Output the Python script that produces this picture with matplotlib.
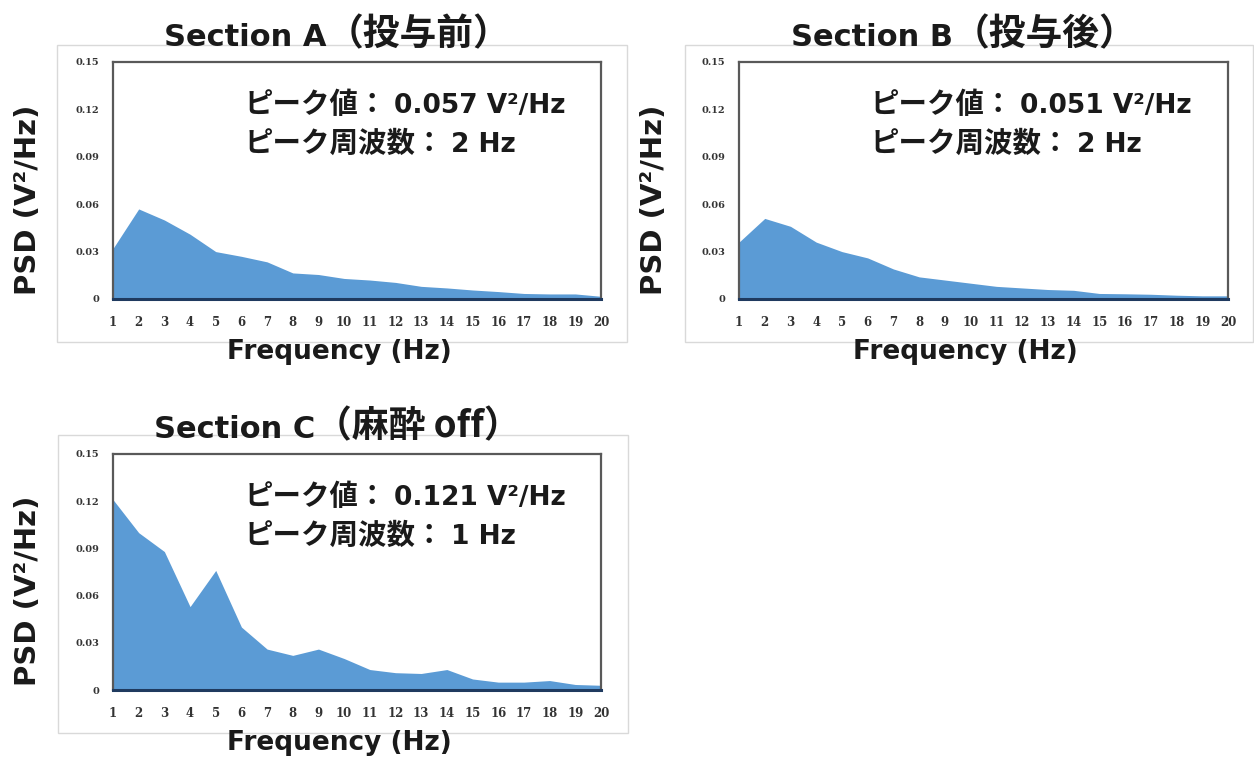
import matplotlib
matplotlib.use('Agg')
import matplotlib.pyplot as plt
from matplotlib.patches import Rectangle
from matplotlib.offsetbox import TextArea, HPacker, AnnotationBbox

plt.rcParams['font.family'] = ['DejaVu Sans', 'Noto Sans CJK JP']

freq = list(range(1, 21))
psd_a = [0.032, 0.057, 0.050, 0.041, 0.030, 0.027, 0.0235, 0.0165, 0.0155, 0.013,
         0.012, 0.0105, 0.008, 0.007, 0.0057, 0.0047, 0.0035, 0.0032, 0.0032, 0.0017]
psd_b = [0.036, 0.051, 0.046, 0.036, 0.030, 0.026, 0.019, 0.014, 0.012, 0.010,
         0.008, 0.007, 0.006, 0.0055, 0.0035, 0.0033, 0.003, 0.0024, 0.002, 0.002]
psd_c = [0.121, 0.100, 0.088, 0.053, 0.076, 0.040, 0.026, 0.022, 0.026, 0.020,
         0.013, 0.011, 0.0105, 0.013, 0.007, 0.005, 0.005, 0.006, 0.0035, 0.003]

# (latin part, japanese part) so each part can get its own font
titles = [('Section A', '（投与前）'), ('Section B', '（投与後）'), ('Section C', '（麻酔 off）')]
peak_vals = ['0.057', '0.051', '0.121']
peak_freqs = ['2', '2', '1']
yticks = [0, 0.03, 0.06, 0.09, 0.12, 0.15]
ytick_labels = ['0', '0.03', '0.06', '0.09', '0.12', '0.15']

W, H = 1254, 761
fig = plt.figure(figsize=(W / 100, H / 100), dpi=100)
TXT = '#1a1a1a'


def mixed(parts, x, y, ha, sep):
    # parts: list of (text, family, size); placed at figure pixel x,y (from top)
    boxes = [TextArea(s, textprops=dict(family=fam, size=sz, weight='bold', color=TXT))
             for s, fam, sz in parts]
    pack = HPacker(children=boxes, align='baseline', pad=0, sep=sep)
    ab = AnnotationBbox(pack, (x, H - y), xycoords='figure pixels', frameon=False,
                        box_alignment=(ha, 0.5), pad=0)
    fig.add_artist(ab)


# pixel layout: (axes left, axes top, axes right, axes bottom), frame box
panels = [
    (113, 62, 601, 299, (57, 45, 627, 342)),
    (739, 62, 1228, 299, (685, 45, 1253, 342)),
    (113, 454, 601, 690, (58, 435, 628, 733)),
]
data = [psd_a, psd_b, psd_c]

for i, (l, t, r, b, frame) in enumerate(panels):
    fx0, fy0, fx1, fy1 = frame
    fig.patches.append(Rectangle((fx0 / W, 1 - fy1 / H), (fx1 - fx0) / W, (fy1 - fy0) / H,
                                 transform=fig.transFigure, fill=False,
                                 edgecolor='#d9d9d9', linewidth=1.0, zorder=0))
    ax = fig.add_axes([l / W, 1 - b / H, (r - l) / W, (b - t) / H])
    ax.fill_between(freq, data[i], 0, color='#5b9bd5', linewidth=0)
    ax.set_xlim(1, 20)
    ax.set_ylim(0, 0.15)
    ax.set_xticks(freq)
    ax.set_xticklabels([str(f) for f in freq], fontsize=8.5, fontweight='bold',
                       family='DejaVu Serif', color='#333333')
    ax.set_yticks(yticks)
    ax.set_yticklabels(ytick_labels, fontsize=7, fontweight='bold',
                       family='DejaVu Serif', color='#333333')
    ax.tick_params(length=0, pad=12)
    ax.tick_params(axis='y', pad=10)
    for s in ['top', 'left', 'right']:
        ax.spines[s].set_color('#595959')
        ax.spines[s].set_linewidth(1.6)
    ax.spines['bottom'].set_color('#1f3a5f')
    ax.spines['bottom'].set_linewidth(2.2)

    # peak annotations
    mixed([('ピーク値：', 'Noto Sans CJK JP', 20.5),
           (peak_vals[i] + ' V²/Hz', 'DejaVu Sans', 19)], l + 132, t + 43, 0, 5)
    mixed([('ピーク周波数：', 'Noto Sans CJK JP', 20.5),
           (peak_freqs[i] + ' Hz', 'DejaVu Sans', 19)], l + 132, t + 82, 0, 5)

    cx = (l + r) / 2
    mixed([(titles[i][0], 'DejaVu Sans', 22), (titles[i][1], 'Noto Sans CJK JP', 26.5)],
          cx - 20, t - 27, 0.5, 0)
    fig.text((cx - 18) / W, 1 - (b + 53) / H, 'Frequency (Hz)', fontsize=19, fontweight='bold',
             ha='center', va='center', color=TXT)
    fig.text((l - 85) / W, 1 - ((t + b) / 2 + 19) / H, 'PSD (V²/Hz)', fontsize=21,
             fontweight='bold', rotation=90, ha='center', va='center', color=TXT)

fig.savefig('out.png', dpi=100)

+ + +

> **What the task asks**: Write out an exact copy of the listing, first line through the line containing "plt.rcParams['font.family'] = ['DejaVu", with the pictures left out.

> **Exercise solution**:
Output the Python script that produces this picture with matplotlib.
import matplotlib
matplotlib.use('Agg')
import matplotlib.pyplot as plt
from matplotlib.patches import Rectangle
from matplotlib.offsetbox import TextArea, HPacker, AnnotationBbox

plt.rcParams['font.family'] = ['DejaVu Sans', 'Noto Sans CJK JP']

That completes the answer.